For somebody who came on stage dressed in what seemed to be a duvet cover, Renée Fleming made a glamorous impression at the Proms last week.
She may be coming to the end of her career – the voice is thin now, and this concert had a valedictory feel to it – but she has artistry to spare and knows, as all great singers do, how best to use what nature still allows her. So although she didn’t dazzle during Samuel Barber’s classic essay in American nostalgia – the scena for soprano and orchestra Knoxville: Summer of 1915 – there was more than enough radiance and warmth to please. And in the transformation scene from Strauss’s opera Daphne (where, to save herself from a pursuing god, the heroine turns into horticulture) the fragility was all part of the charm: a diva going gracefully into retirement, and with style.
But even more impressive in this concert – given by the Stockholm Philharmonic under Sakari Oramo – was an extraordinary British premiere from a composer new to me called Andrea Tarrodi. She’s from Sweden, but her piece, Liguria, was a response in sound to the Italian coast around the Cinque Terre, written with the most intensely colourful orchestral virtuosity I’ve heard in any new work of the past 10 years or more.
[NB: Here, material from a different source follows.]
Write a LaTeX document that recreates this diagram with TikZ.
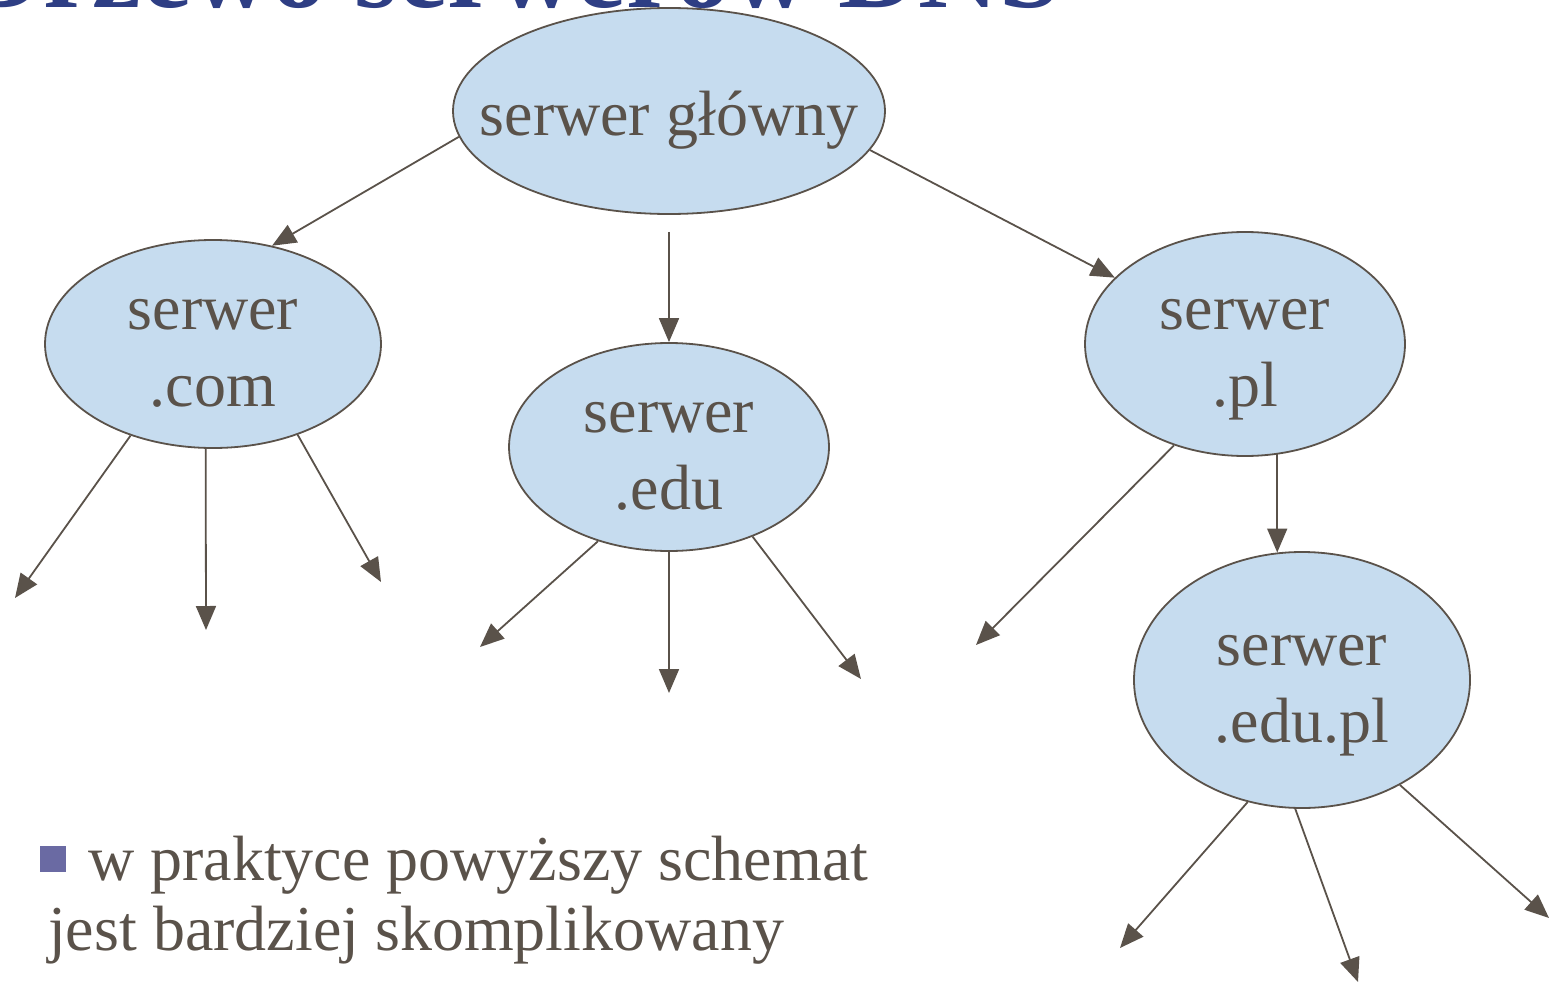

It was Respighi reinvented for today. And it was breathtaking: a sonic spectacle accessible on the BBC website for anyone who missed it.
The Concertgebouw is an orchestra that carries class in its hand luggage; and when it flew over from Amsterdam to the Proms last week, it brought a decidedly superior pairing of Haydn’s Symphony No 82 (nicknamed “The Bear” for no better reason than that a drone bass in the last movement reminded 18th-century listeners of music played for dancing bears) and Mahler’s Symphony No 4.
Daniele Gatti, the Concertgebouw’s chief conductor, directed both – with a long stick sparingly deployed, as much to shape the mood and phrasing as to beat time. And in company with the preceding Haydn, the Mahler was an elegant if under-dramatised account that played down the neurosis and grotesquerie in Mahler’s sound-world (something that interpreters like Leonard Bernstein always played up, with a touch of Broadway razzmatazz), approaching the last movement’s childlike vision of the afterlife in a contained and quiet way.
That the soprano soloist, Chen Reis, was made to stand behind the orchestra rather than spotlit at the front was no doubt part of the containment plan, but it made her feel a long way off and slightly hard to hear. The glistening beauty of the voice was captivating and I wish we’d had it thrust at us more forcefully.